The high complexity of the Internet architecture, protocols and services, and the economic interests of the big stakeholders result in a lack of transparency on network operations, making, for instance, privacy leaks hard to identify, and performance  difficult to assess. This state is complex to change because: i) the economic model of all the Internet companies is based on building users profile to either make targeted advertisements or purchase recommendations, and ii) the Internet architecture and protocols have never been conceived for the current Internet usage, but for a small scale, trustworthy academic and research network. Solving the lack of transparency by changing the economic model of the Internet seems like a very losing shot, because of the pervasive user-profiling oriented business model. Hardware manufacturers  (e.g., smartphones), OS developers (e.g., iOS, Android), advertisement networks (e.g., AdSense), applications making revenues from commercial advertisements, all contribute to building users profile. The single possibility to improve transparency is by addressing architectural and protocol issues in the current Internet. For instance, apart from the ICMP protocol, the Internet does not provide any further support to explore the root causes of end-users service degradation. It is important to understand the primitives that the network must report to improve transparency. This requires a deep understanding of the current practices of network operators, service providers, and end-users, and strong system and architectural competencies to identify the right approach to improve transparency.

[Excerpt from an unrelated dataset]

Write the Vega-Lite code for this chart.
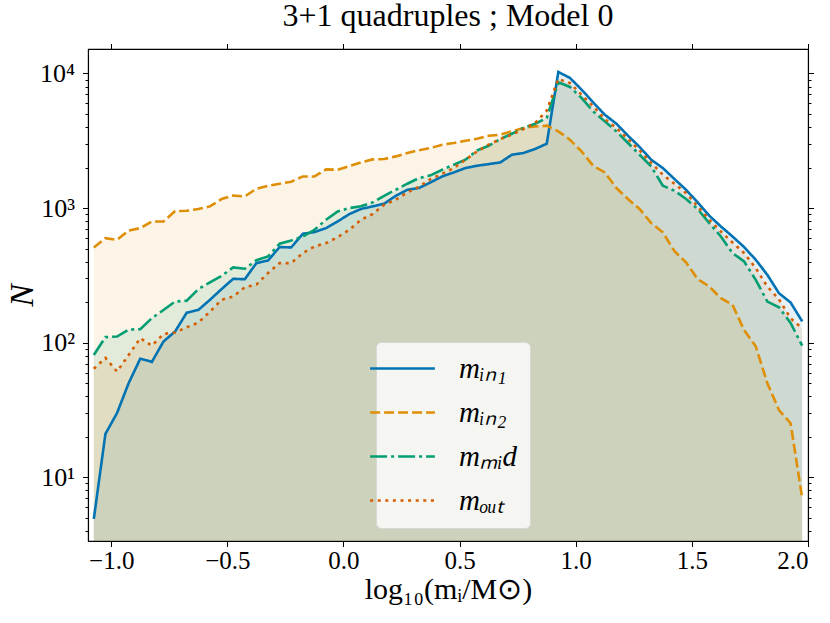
{
  "$schema": "https://vega.github.io/schema/vega-lite/v6.json",
  "width": 720,
  "height": 492,
  "autosize": "none",
  "padding": {"left": 88, "top": 49, "right": 22, "bottom": 82},
  "background": "white",
  "title": {
    "text": "3+1 quadruples ; Model 0",
    "font": "Liberation Serif",
    "fontSize": 32,
    "fontWeight": "normal",
    "color": "black",
    "anchor": "middle",
    "offset": 10
  },
  "data": {
    "values": [
      {"x": -1.075, "m_in1": 4.9, "m_in2": 509, "m_mid": 81, "m_out": 64},
      {"x": -1.025, "m_in1": 21, "m_in2": 598, "m_mid": 110, "m_out": 77},
      {"x": -0.975, "m_in1": 30, "m_in2": 581, "m_mid": 111, "m_out": 61},
      {"x": -0.925, "m_in1": 50, "m_in2": 681, "m_mid": 125, "m_out": 81},
      {"x": -0.875, "m_in1": 76, "m_in2": 710, "m_mid": 126, "m_out": 108},
      {"x": -0.825, "m_in1": 72, "m_in2": 795, "m_mid": 152, "m_out": 95},
      {"x": -0.775, "m_in1": 102, "m_in2": 795, "m_mid": 175, "m_out": 116},
      {"x": -0.725, "m_in1": 121, "m_in2": 950, "m_mid": 202, "m_out": 119},
      {"x": -0.675, "m_in1": 167, "m_in2": 955, "m_mid": 205, "m_out": 130},
      {"x": -0.625, "m_in1": 175, "m_in2": 984, "m_mid": 250, "m_out": 141},
      {"x": -0.575, "m_in1": 208, "m_in2": 1029, "m_mid": 280, "m_out": 170},
      {"x": -0.525, "m_in1": 250, "m_in2": 1167, "m_mid": 314, "m_out": 208},
      {"x": -0.475, "m_in1": 298, "m_in2": 1241, "m_mid": 362, "m_out": 220},
      {"x": -0.425, "m_in1": 296, "m_in2": 1220, "m_mid": 354, "m_out": 258},
      {"x": -0.375, "m_in1": 390, "m_in2": 1392, "m_mid": 410, "m_out": 270},
      {"x": -0.325, "m_in1": 408, "m_in2": 1460, "m_mid": 437, "m_out": 329},
      {"x": -0.275, "m_in1": 513, "m_in2": 1517, "m_mid": 543, "m_out": 390},
      {"x": -0.225, "m_in1": 510, "m_in2": 1570, "m_mid": 575, "m_out": 390},
      {"x": -0.175, "m_in1": 644, "m_in2": 1718, "m_mid": 615, "m_out": 463},
      {"x": -0.125, "m_in1": 663, "m_in2": 1718, "m_mid": 690, "m_out": 518},
      {"x": -0.075, "m_in1": 710, "m_in2": 1940, "m_mid": 818, "m_out": 549},
      {"x": -0.025, "m_in1": 795, "m_in2": 1927, "m_mid": 944, "m_out": 608},
      {"x": 0.025, "m_in1": 902, "m_in2": 2050, "m_mid": 1000, "m_out": 690},
      {"x": 0.075, "m_in1": 984, "m_in2": 2183, "m_mid": 1030, "m_out": 818},
      {"x": 0.125, "m_in1": 1029, "m_in2": 2300, "m_mid": 1102, "m_out": 902},
      {"x": 0.175, "m_in1": 1077, "m_in2": 2313, "m_mid": 1233, "m_out": 1059},
      {"x": 0.225, "m_in1": 1233, "m_in2": 2421, "m_mid": 1367, "m_out": 1153},
      {"x": 0.275, "m_in1": 1367, "m_in2": 2566, "m_mid": 1517, "m_out": 1306},
      {"x": 0.325, "m_in1": 1410, "m_in2": 2690, "m_mid": 1671, "m_out": 1440},
      {"x": 0.375, "m_in1": 1552, "m_in2": 2793, "m_mid": 1750, "m_out": 1643},
      {"x": 0.425, "m_in1": 1718, "m_in2": 2958, "m_mid": 1927, "m_out": 1799},
      {"x": 0.475, "m_in1": 1841, "m_in2": 3042, "m_mid": 2100, "m_out": 1983},
      {"x": 0.525, "m_in1": 1983, "m_in2": 3163, "m_mid": 2286, "m_out": 2286},
      {"x": 0.575, "m_in1": 2063, "m_in2": 3273, "m_mid": 2680, "m_out": 2635},
      {"x": 0.625, "m_in1": 2122, "m_in2": 3450, "m_mid": 2904, "m_out": 2958},
      {"x": 0.675, "m_in1": 2183, "m_in2": 3509, "m_mid": 3257, "m_out": 3257},
      {"x": 0.725, "m_in1": 2490, "m_in2": 3716, "m_mid": 3566, "m_out": 3508},
      {"x": 0.775, "m_in1": 2566, "m_in2": 3933, "m_mid": 3933, "m_out": 3864},
      {"x": 0.825, "m_in1": 2748, "m_in2": 4045, "m_mid": 4236, "m_out": 4286},
      {"x": 0.875, "m_in1": 3006, "m_in2": 4093, "m_mid": 4670, "m_out": 5300},
      {"x": 0.925, "m_in1": 10260, "m_in2": 3716, "m_mid": 8600, "m_out": 9100},
      {"x": 0.975, "m_in1": 9270, "m_in2": 3222, "m_mid": 7940, "m_out": 8500},
      {"x": 1.025, "m_in1": 7590, "m_in2": 2635, "m_mid": 6580, "m_out": 6950},
      {"x": 1.075, "m_in1": 6095, "m_in2": 2063, "m_mid": 5226, "m_out": 5690},
      {"x": 1.125, "m_in1": 4940, "m_in2": 1841, "m_mid": 4406, "m_out": 4590},
      {"x": 1.175, "m_in1": 4236, "m_in2": 1409, "m_mid": 3716, "m_out": 3933},
      {"x": 1.225, "m_in1": 3450, "m_in2": 1167, "m_mid": 3042, "m_out": 3257},
      {"x": 1.275, "m_in1": 2844, "m_in2": 984, "m_mid": 2490, "m_out": 2680},
      {"x": 1.325, "m_in1": 2286, "m_in2": 773, "m_mid": 2037, "m_out": 2164},
      {"x": 1.375, "m_in1": 1983, "m_in2": 660, "m_mid": 1466, "m_out": 1770},
      {"x": 1.425, "m_in1": 1643, "m_in2": 478, "m_mid": 1346, "m_out": 1517},
      {"x": 1.475, "m_in1": 1367, "m_in2": 395, "m_mid": 1167, "m_out": 1294},
      {"x": 1.525, "m_in1": 1102, "m_in2": 297, "m_mid": 984, "m_out": 1029},
      {"x": 1.575, "m_in1": 877, "m_in2": 261, "m_mid": 773, "m_out": 818},
      {"x": 1.625, "m_in1": 730, "m_in2": 214, "m_mid": 615, "m_out": 670},
      {"x": 1.675, "m_in1": 615, "m_in2": 191, "m_mid": 463, "m_out": 555},
      {"x": 1.725, "m_in1": 513, "m_in2": 124, "m_mid": 401, "m_out": 463},
      {"x": 1.775, "m_in1": 413, "m_in2": 94, "m_mid": 293, "m_out": 358},
      {"x": 1.825, "m_in1": 319, "m_in2": 50, "m_mid": 202, "m_out": 261},
      {"x": 1.875, "m_in1": 233, "m_in2": 31.6, "m_mid": 183, "m_out": 210},
      {"x": 1.925, "m_in1": 199, "m_in2": 25.2, "m_mid": 140, "m_out": 152},
      {"x": 1.975, "m_in1": 144, "m_in2": 7.0, "m_mid": 95, "m_out": 128}
    ]
  },
  "layer": [
    {
      "transform": [
        {"fold": ["m_in1", "m_in2", "m_mid", "m_out"], "as": ["group", "N"]}
      ],
      "mark": {"type": "area", "fillOpacity": 0.1, "clip": true},
      "encoding": {
        "x": {
          "field": "x",
          "type": "quantitative",
          "scale": {"domain": [-1.1, 2.0], "nice": false, "zero": false},
          "axis": {
            "orient": "bottom",
            "values": [-1, -0.5, 0, 0.5, 1, 1.5, 2],
            "format": ".1f",
            "labelFontSize": 25,
            "labelPadding": 2,
            "titlePadding": 1,
            "titleFontSize": 30,
            "title": "log₁₀(mᵢ/M⊙)"
          }
        },
        "y": {
          "field": "N",
          "type": "quantitative",
          "stack": null,
          "scale": {"type": "log", "domain": [3.36, 15200], "nice": false},
          "axis": {
            "orient": "left",
            "values": [4, 5, 6, 7, 8, 9, 10, 20, 30, 40, 50, 60, 70, 80, 90, 100, 200, 300, 400, 500, 600, 700, 800, 900, 1000, 2000, 3000, 4000, 5000, 6000, 7000, 8000, 9000, 10000],
            "labelExpr": "datum.value == 10 ? '10¹' : datum.value == 100 ? '10²' : datum.value == 1000 ? '10³' : datum.value == 10000 ? '10⁴' : ''",
            "tickSize": {"condition": {"test": "indexof([10, 100, 1000, 10000], datum.value) >= 0", "value": 5.5}, "value": 3},
            "labelFontSize": 26,
            "labelPadding": 8,
            "title": "N",
            "titleFontStyle": "italic",
            "titleFontSize": 34,
            "titlePadding": 0
          }
        },
        "fill": {
          "field": "group",
          "type": "nominal",
          "scale": {"domain": ["m_in1", "m_in2", "m_mid", "m_out"], "range": ["#0173B2", "#DE8F05", "#029E73", "#D55E00"]},
          "legend": null
        }
      }
    },
    {
      "transform": [
        {"fold": ["m_in1", "m_in2", "m_mid", "m_out"], "as": ["series", "N"]}
      ],
      "mark": {"type": "line", "strokeWidth": 2.6, "clip": true},
      "encoding": {
        "x": {
          "field": "x",
          "type": "quantitative",
          "axis": {"orient": "top", "values": [-1, -0.5, 0, 0.5, 1, 1.5, 2], "labels": false, "title": null}
        },
        "y": {
          "field": "N",
          "type": "quantitative",
          "axis": {
            "orient": "right",
            "values": [4, 5, 6, 7, 8, 9, 10, 20, 30, 40, 50, 60, 70, 80, 90, 100, 200, 300, 400, 500, 600, 700, 800, 900, 1000, 2000, 3000, 4000, 5000, 6000, 7000, 8000, 9000, 10000],
            "labels": false,
            "tickSize": {"condition": {"test": "indexof([10, 100, 1000, 10000], datum.value) >= 0", "value": 5.5}, "value": 3},
            "title": null
          }
        },
        "color": {
          "field": "series",
          "type": "nominal",
          "scale": {"range": ["#0173B2", "#DE8F05", "#029E73", "#D55E00"]},
          "legend": {
            "orient": "none",
            "legendX": 288,
            "legendY": 293,
            "title": null,
            "symbolType": "M-2.7,0H2.7",
            "symbolSize": 576,
            "symbolStrokeWidth": 2.6,
            "labelOffset": 42,
            "labelFont": "Liberation Serif",
            "labelFontStyle": "italic",
            "labelFontSize": 29,
            "labelLimit": 200,
            "rowPadding": 14,
            "padding": 12,
            "fillColor": "#F5F6F2",
            "strokeColor": "#d8d8d8",
            "cornerRadius": 5,
            "labelExpr": "datum.label == 'm_in1' ? 'mᵢₙ₁' : datum.label == 'm_in2' ? 'mᵢₙ₂' : datum.label == 'm_mid' ? 'mₘᵢd' : 'mₒᵤₜ'"
          }
        },
        "strokeDash": {
          "field": "series",
          "type": "nominal",
          "scale": {"range": [[1, 0], [10, 4], [17, 4, 3, 4], [3, 4.6]]}
        }
      }
    }
  ],
  "resolve": {"axis": {"x": "independent", "y": "independent"}},
  "config": {
    "view": {"stroke": "black", "strokeWidth": 1.1},
    "axis": {
      "grid": false,
      "domainColor": "black",
      "domainWidth": 1.1,
      "tickColor": "black",
      "tickWidth": 1,
      "labelFont": "Liberation Serif",
      "labelColor": "black",
      "labelOverlap": false,
      "titleFont": "Liberation Serif",
      "titleFontSize": 32,
      "titleFontWeight": "normal",
      "titleColor": "black"
    },
    "axisX": {"tickSize": 5.5}
  }
}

In addition to the deliberate opacity of the system, the ossification of the Internet architecture around the IP protocol makes introduction of new functionalities in the network quite difficult, if at all possible, and requires in all cases long development and validation cycles. For example, information-centric networking solutions have been discussed for several years, and yet there is no globally deployed solution for content management. Therefore, users currently have no control on their contents and depend on big private companies (e.g., Google drive, iCloud, dropbox, Microsoft OneDrive) to easily access and share data at the expense of their privacy. However, the recent development of software-defined network (SDN) and network functions virtualization (NFV) concepts open the perspective of faster deployment of network functionalities, as it abstracts the whole network as a single piece of software, instead of a large number of heterogeneous and dedicated devices to be configured one-by-one. In this context, it is very important to identify common user applications needs and to provide an architectural ground based on network programmability.

In the DIANA project-team, we will pursue two main research directions: (i) designing and deploying a measurement plane providing network service transparency, and (ii) defining and deploying an open network architecture for user control.